2017年05月15日 | 建設物語
建設物語22『2017年 5月15日』~大浴場を飾る陶板壁画 作業風景~
道後温泉別館 飛鳥乃湯泉(あすかのゆ)の男女の浴室には、愛媛県伊予郡砥部町で作られている国指定伝統工芸品の「砥部焼」を使った陶板壁画が飾られます。国の伝統工芸士(加飾部門)に認定されている砥部焼きよし窯の山田ひろみさんが制作します。
男子大浴場に設置される砥部焼による陶板壁画は、山部赤人の歌にある、いさにわの岡から眺める伊予の高嶺・霊峰石鎚山をモチーフとして描いています。この陶板壁画は、162枚の陶板を使って、幅5.4m×高さ2.7mで1つの絵を表現する全国的に類のない巨大なものです!
今回は、陶板壁画に描かれる石鎚山の下絵の色付け作業過程~素焼きのための釜入れまでをご紹介します!

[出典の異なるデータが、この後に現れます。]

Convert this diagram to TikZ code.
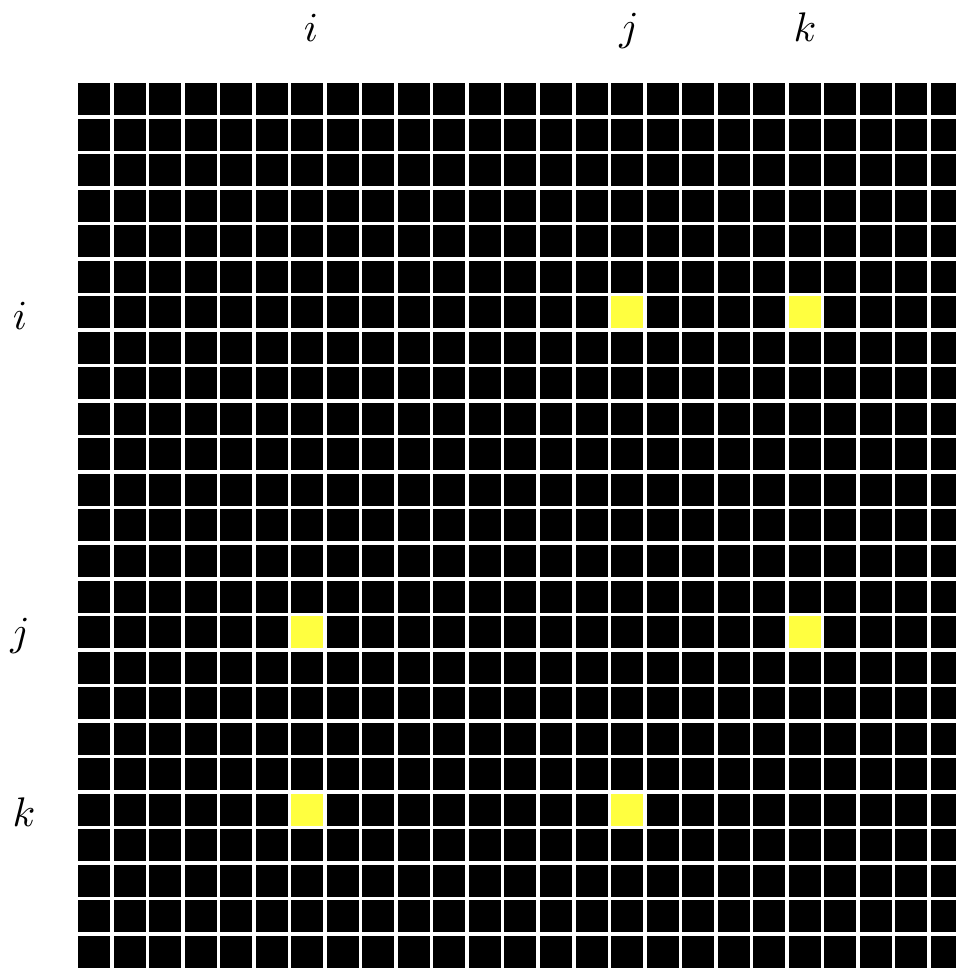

まず、30センチメートル四方正方形の陶板を並べます。砥部焼では、「呉須」と呼ばれる藍色の顔料を基本的に使用しますが、今回はいくつかの色を何度も重ねることで、より複雑な自然の表情を描いていきます。使用する筆も通常のものとは違い、京都の染め物用の筆を使用します。こちらの方がぼかしを表現するのに最適で、岩や土・森といった自然が織りなす質感、陰影や立体感を美しく描くことができるそうです。
色付けが完了したら素焼きをするため、陶板を慎重に窯まで運びます。
約900度で15時間程度素焼きをし、その後、本焼きとなります。
美しい陶板壁画が完成するまでには、こんなにも手間暇かけて制作されていることに驚きです。砥部焼の技法を使い、雄大な自然を描いた巨大な陶板壁画は必見!美しく優しい景色に癒されてくださいね!